On the economic front we should be encouraging economic interconnectedness, especially a rules-based international order. Disgracefully, the US is vetoing appointments to the WTO Appellate Body which deals with disputes arising from disagreements between trading partners. (Presidents Obama, Trump and Biden have all vetoed, so there is a structural problem here, not a whim.) That weakens the international rule of law.

The US has what amounts to a veto in the IMF and the World Bank, reflecting international circumstances in 1945, not those of 80 years later. With the weak IMF plus the Chinese and US treasuries and the ECB we have, in effect, four world central banks which is, for example, fouling up sorting out countries with serious debt problems.

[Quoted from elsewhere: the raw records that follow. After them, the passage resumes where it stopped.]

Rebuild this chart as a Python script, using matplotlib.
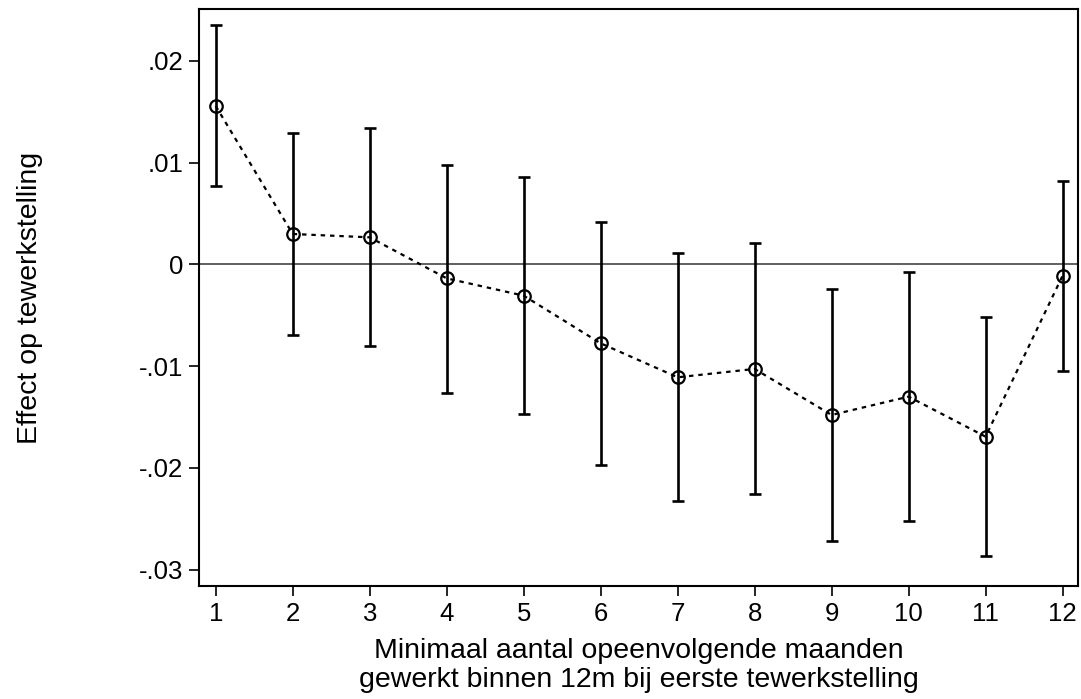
import numpy as np
import matplotlib.pyplot as plt

plt.rcParams["font.family"] = ["Liberation Sans", "DejaVu Sans"]

# Minimum consecutive months worked and estimated effect with 95% CI
months = [1, 2, 3, 4, 5, 6, 7, 8, 9, 10, 11, 12]
effect = [0.01555, 0.00298, 0.00265, -0.00138, -0.00308, -0.00776,
          -0.0111, -0.01028, -0.0148, -0.0130, -0.01693, -0.00112]
ci_low = [0.00769, -0.00694, -0.00803, -0.01264, -0.01473, -0.01972,
          -0.02325, -0.02256, -0.02715, -0.02522, -0.02862, -0.01045]
ci_high = [0.02351, 0.01293, 0.01336, 0.00978, 0.00855, 0.00419,
           0.00108, 0.00206, -0.00246, -0.00076, -0.00521, 0.00818]

yticks = [0.02, 0.01, 0.0, -0.01, -0.02, -0.03]
ytick_labels = [".02", ".01", "0", "-.01", "-.02", "-.03"]

if __name__ == "__main__":
    fig = plt.figure(figsize=(10.81, 6.99), dpi=100)
    ax = fig.add_axes([0.1841, 0.1617, 0.8131, 0.8254])

    x = np.array(months)
    y = np.array(effect)
    lo = y - np.array(ci_low)
    hi = np.array(ci_high) - y

    ax.axhline(0, color="#444444", lw=1.2, zorder=1)
    ax.errorbar(x, y, yerr=[lo, hi], fmt="none", ecolor="black",
                elinewidth=1.9, capsize=4.5, capthick=1.9, zorder=2)
    ax.plot(x, y, color="black", lw=1.6, ls=(0, (2, 2.2)), zorder=3)
    ax.plot(x, y, ls="none", marker="o", ms=9, mfc="none", mec="black",
            mew=1.6, zorder=4)

    ax.set_xlim(0.783, 12.2)
    ax.set_ylim(-0.0316, 0.02508)
    ax.set_xticks(months)
    ax.set_yticks(yticks)
    ax.set_yticklabels(ytick_labels)
    ax.tick_params(axis="both", direction="out", length=7, width=1.2,
                   labelsize=18.5, pad=4.5, colors="black")

    for spine in ax.spines.values():
        spine.set_linewidth(1.5)

    ax.set_xlabel("Minimaal aantal opeenvolgende maanden\n"
                  "gewerkt binnen 12m bij eerste tewerkstelling",
                  fontsize=20.5, labelpad=9, linespacing=1.12)
    ax.set_ylabel("Effect op tewerkstelling", fontsize=20.5)
    ax.yaxis.set_label_coords(-0.178, 0.5)

    plt.savefig("out.png", dpi=100)
    plt.close()
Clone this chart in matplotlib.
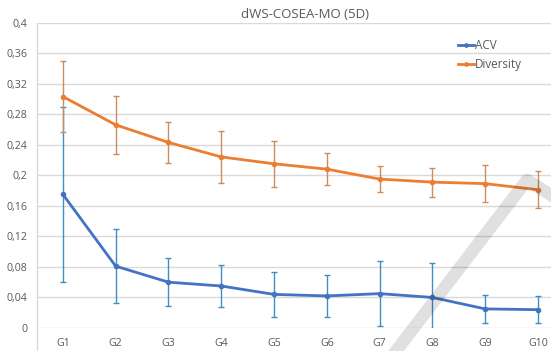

These arrangements established immediately after the Second World War and reflect neither today’s world nor the future’s. (As do the five permanent seats on the UN Security Council, to which New Zealand objected when that it was established.)

New Zealand may have little influence over the evolving world order. In so far as we have, we should be putting our effort in assisting it to move towards the reality of multipolarity. Ultimately New Zealand is having to balance its short-term interests against its long-term ones. I am not sure our friends always understand this.

* UN Population Division’s central estimates. I also looked at various projects of economic output. They are all over the place but are insistent that the US share in the total will fall further.